Maine’s citizen initiative process is unfair, claims State Rep. Paula Sutton.

“[R]ural Mainers are left out of the equation,” Sutton tells readers of Knox County’s Village Soup, “and Portland dictates public policy for the rest of the state.”

Hmmm? Every Mainer eligible to vote currently has the equal right to decide ballot measures.

Her grievance appears to be that there are more urban voters than rural.

Last November, voters passed four of five issues, all opposed by Rep. Sutton. Still, losing at the ballot box is hardly prima facie evidence of “unfairness.”

“Unless we do something to fix the citizens’ referendum process here in Maine,” she nonetheless contends, “the state will continue to be an easy target.”

For what, exactly? Voting on issues people favor?

Mainers are “ripe to be taken advantage of by wealthy out-of-state special interests,” she complains, explaining that billionaire Michael Bloomberg “spent millions of dollars in his failed attempt to squash Mainers’ Second Amendment rights with Question 3.”

Yes, you read that right. Question 3 failed. Voters weren’t exploited.

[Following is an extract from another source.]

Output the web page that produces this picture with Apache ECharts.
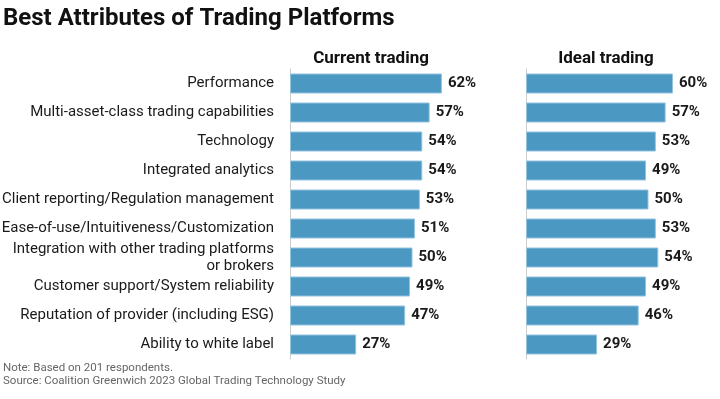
<!DOCTYPE html>
<html>
<head>
<meta charset="UTF-8">
<title>Best Attributes of Trading Platforms</title>
<style>
  html, body { margin: 0; padding: 0; background: #fff; }
  #chart { width: 720px; height: 399px; }
</style>
</head>
<body>
<div id="chart"></div>
<script src="https://cdn.jsdelivr.net/npm/echarts@6/dist/echarts.min.js"></script>
<script>
var attributes = [
  'Performance',
  'Multi-asset-class trading capabilities',
  'Technology',
  'Integrated analytics',
  'Client reporting/Regulation management',
  'Ease-of-use/Intuitiveness/Customization',
  'Integration with other trading platforms\nor brokers',
  'Customer support/System reliability',
  'Reputation of provider (including ESG)',
  'Ability to white label'
];
var currentTrading = [62, 57, 54, 54, 53, 51, 50, 49, 47, 27];
var idealTrading = [60, 57, 53, 49, 50, 53, 54, 49, 46, 29];

var font = 'Roboto, "Liberation Sans", sans-serif';
var barColor = '#4b98c3';

var chart = echarts.init(document.getElementById('chart'));

function barSeries(idx, values) {
  return {
    type: 'bar',
    xAxisIndex: idx,
    yAxisIndex: idx,
    data: values,
    barWidth: 20,
    itemStyle: { color: barColor, borderColor: '#93c3de', borderWidth: 1 },
    label: {
      show: true,
      position: 'right',
      distance: 6,
      formatter: '{c}%',
      color: '#1a1a1a',
      fontFamily: font,
      fontWeight: 'bold',
      fontSize: 15
    },
    silent: true
  };
}

function yAxis(idx, showLabels) {
  return {
    type: 'category',
    gridIndex: idx,
    data: attributes,
    inverse: true,
    axisLine: { show: true, lineStyle: { color: '#cccccc', width: 1 } },
    axisTick: { show: false },
    axisLabel: {
      show: showLabels,
      margin: 16,
      color: '#1a1a1a',
      fontFamily: font,
      fontSize: 15,
      lineHeight: 17,
      align: 'right'
    }
  };
}

function xAxis(idx) {
  return {
    type: 'value',
    gridIndex: idx,
    min: 0,
    max: 100,
    show: false
  };
}

chart.setOption({
  backgroundColor: '#ffffff',
  animation: false,
  title: [
    {
      text: 'Best Attributes of Trading Platforms',
      left: 3,
      top: 7,
      padding: 0,
      textStyle: { fontFamily: font, fontWeight: 'bold', fontSize: 24, color: '#111' }
    },
    {
      text: 'Current trading',
      left: 366,
      top: 45,
      textAlign: 'center',
      textStyle: { fontFamily: font, fontWeight: 'bold', fontSize: 17, color: '#111' }
    },
    {
      text: 'Ideal trading',
      left: 601,
      top: 45,
      textAlign: 'center',
      textStyle: { fontFamily: font, fontWeight: 'bold', fontSize: 17, color: '#111' }
    }
  ],
  grid: [
    { left: 290, top: 69, width: 245, height: 290, outerBoundsMode: 'none' },
    { left: 526, top: 69, width: 245, height: 290, outerBoundsMode: 'none' }
  ],
  xAxis: [xAxis(0), xAxis(1)],
  yAxis: [yAxis(0, true), yAxis(1, false)],
  series: [barSeries(0, currentTrading), barSeries(1, idealTrading)],
  graphic: [
    {
      type: 'text',
      left: 3,
      top: 362,
      style: {
        text: 'Note: Based on 201 respondents.\nSource: Coalition Greenwich 2023 Global Trading Technology Study',
        fontFamily: font,
        fontSize: 11.5,
        lineHeight: 13,
        fill: '#666'
      }
    }
  ]
});
</script>
</body>
</html>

Sutton has introduced legislation “to ensure rural Mainers are no longer being run over by wealthy liberal special interest groups.” Her bill requires petitions to qualify in each of the state’s two congressional districts instead of qualifying statewide. That makes it more difficult, but hardly changes the need to circulate petitions in urban areas.

Not forests and empty fields.

Rep. Sutton seems to understand her proposal won’t effectively thwart citizen initiatives, pledging to support further restrictions. That’s easier for politicians than permitting democracy and persuading people.

This is Common Sense. I’m Paul Jacob.